Ghosts Of Sunset: California Girl. Album Review.

Liverpool Sound and Vision Rating * * * *

What makes the image of the California Girl so iconic, one of sun, warm seas, a dream sold to the idealistic and the dreamers never short of cash; the girl was a concoction of post war affluence and political will delivered by propaganda and desire, and one that persists in the minds of the everyday and the visionaries ready to make fantasies come true.

For the Ghosts Of Sunset, the California Girl represents a dichotomy of states of awareness, one caught in the beauty of dream to which we aspire, and that in which we fear as the band takes the listener on the expressway calling at all the classic dramas and tragedies that come along, heartbreak, addiction, and the spectres of love and identity, as they provide a hearty pop rock cinematic style soundtrack to what is the beauty of the open road.

Melody is the image, the phrasing of how the returning character of the titular character at the heart of this expression of captivating sound by John Merchant and Todd Long is received, and it is a melody that entails the sublime depth to which the rich concept is marked.

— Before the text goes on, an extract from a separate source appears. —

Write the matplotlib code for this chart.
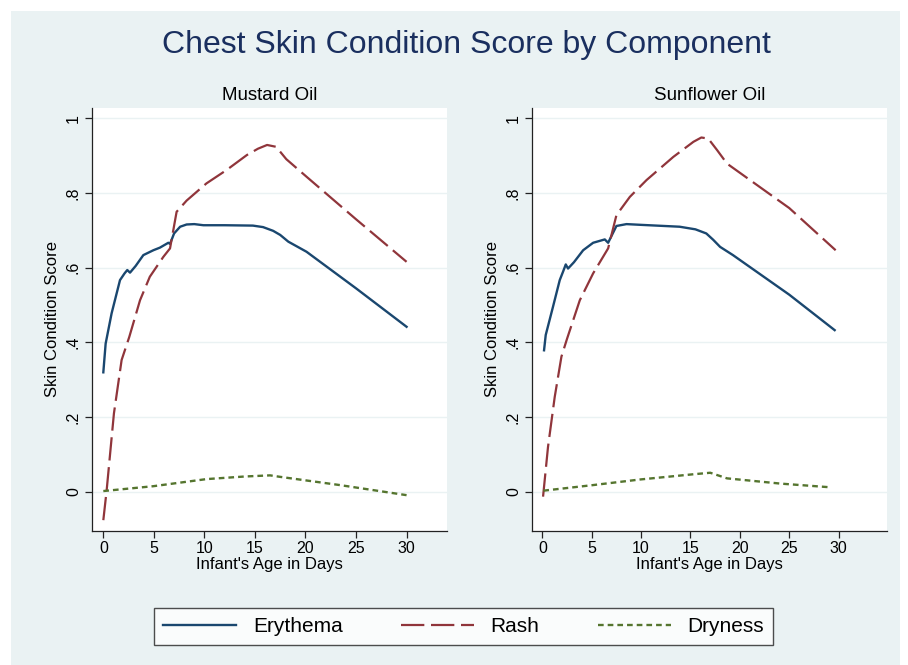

It is an album of nostalgic sound but also deep abiding modern truth, that in a way we are all that woman that the pair sing of with elegance and fire-driven, one misplaced in her emotions and being pushed and pulled between the heartfelt and the anchoring of despair and enrichment, and as tracks such as Anywhere But Here, Fade, Get Gone, It Gets A Little Worse, and Play The Fool grip the listener as though they have been given free range to soak in the atmosphere of late night stops and empty traffic miles, the listener will find that Ghosts Of Sunset have created something dynamically charged and scintillatingly cool.

Edifyingly uncomplicated, insistent on its prowess, California Girl is a forceful and pleasurable beat that never stops giving.

Ghosts Of Sunset release California Girl on Golden Robot Records on August 29th.